Talk at the Art Machines Conference, School of Creative Media, City University of Hong Kong, January 2019.

How we understand and approach art from certain epistemological grounds has implications for how we trace its genealogies, formulate its trajectories, understand its contextual and discursive departures and impacts, and develop our expectations to what the art might pursue – and do.

If we anchor ‘art machines’ in their temporal, operational core as art of our times, as implicated with and acting through temporal experience and ecologies, we can explore a holistic, non-linear perspective on contemporary (media) art as interfering with our world through time, rather than matter.

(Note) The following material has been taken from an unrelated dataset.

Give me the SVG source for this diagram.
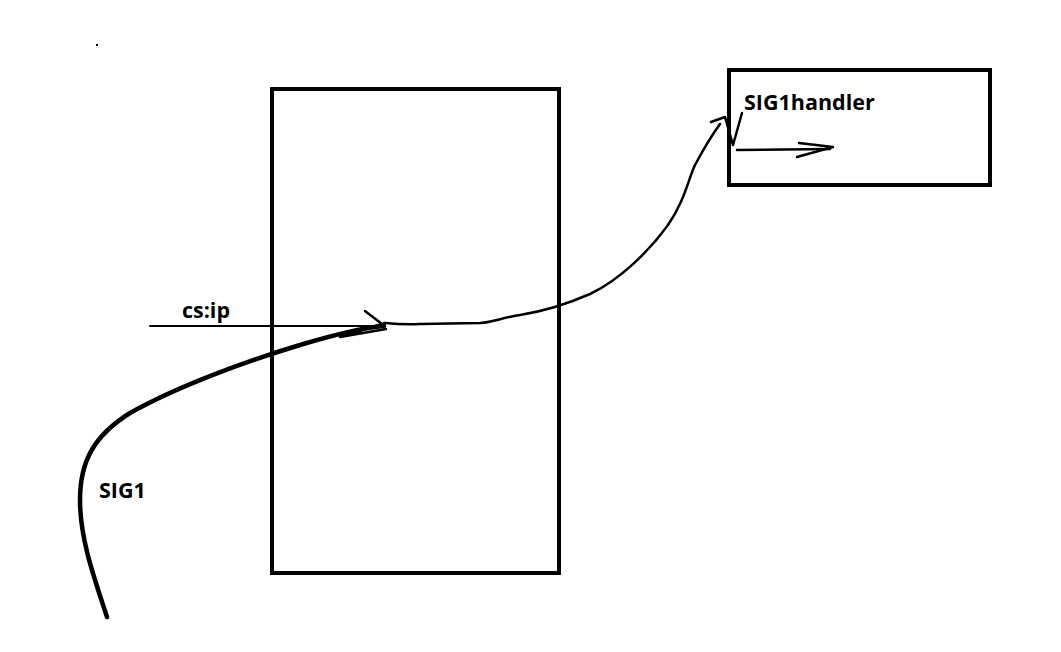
<svg xmlns="http://www.w3.org/2000/svg" width="1061" height="652" viewBox="0 0 1061 652">
<style>
.box{fill:none;stroke:#000;stroke-width:4}
.ln{fill:none;stroke:#000;stroke-linecap:round;stroke-linejoin:round}
.t{font-family:"Open Sans","Noto Sans","Liberation Sans",sans-serif;font-weight:bold;font-size:21.5px;fill:#000}
</style>
<rect width="1061" height="652" fill="#fff"/>
<g id="process">
<rect class="box" x="272" y="89" width="287" height="484"/>
</g>
<g id="handler">
<rect class="box" x="729" y="70" width="261" height="115"/>
<text class="t" x="744" y="110">SIG1handler</text>
</g>
<g id="labels">
<text class="t" x="182" y="318">cs:ip</text>
<text class="t" x="99" y="498">SIG1</text>
<rect x="96" y="44" width="2" height="2" fill="#000"/>
</g>
<g id="connectors">
<path class="ln" stroke-width="2" d="M150,326 L378,326"/>
<path class="ln" stroke-width="2.5" d="M365,311 L382,324 L340,337 L386,329"/>
<path class="ln" stroke-width="4.5" d="M107,617 C95,580 80,540 80,500 C80,460 95,435 130,413 C180,385 250,360 300,345 C330,336 360,328 384,326"/>
<path class="ln" stroke-width="2.5" d="M384,323 C395,324 405,325 420,324 L480,323 C495,322 500,318 520,315 C545,311 565,305 590,294 C620,280 650,250 668,225 C685,200 688,180 695,165 C703,150 712,135 720,124"/>
<path class="ln" stroke-width="2.5" d="M711,122 L725,117 L733,145 L742,113"/>
<path class="ln" stroke-width="2.5" d="M737,150 L830,149"/>
<path class="ln" stroke-width="2.5" d="M799,143 L833,147 L797,157"/>
</g>
</svg>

Boris Groys has suggested that contemporary art can be distinguished from that which prevailed during the modern era significantly by its core commitment to a notion of radical temporality, as it engages with a contemporary situation in which every element may be considered ‘temporary’. [1] In this contemporary perspective, art has emerged conceptually and materially from questions that pertain to perceptual-ontological conditions with contemporary technological realities. Art has reflected and challenged the communicative conditions of their times – oftentimes critical of the given dominant conditions of mediated experience. Besides being radically enabled by evolution and mobility of the perceptual lens of for example the video camera and the mobile phone, art has evolved from concerns with expanding perception and with liberating the subject from fixed viewing structures. For example, through efforts of destabilizing fixity of meaning and remediating power structures of physical places and their dynamics of social encounters, and through initiatives of expanding and reconfiguring perception with media aesthetic ambiance and augmentation of real-world environments. Art both exists and expresses in contingency with technological culture and our contemporary communicative existence.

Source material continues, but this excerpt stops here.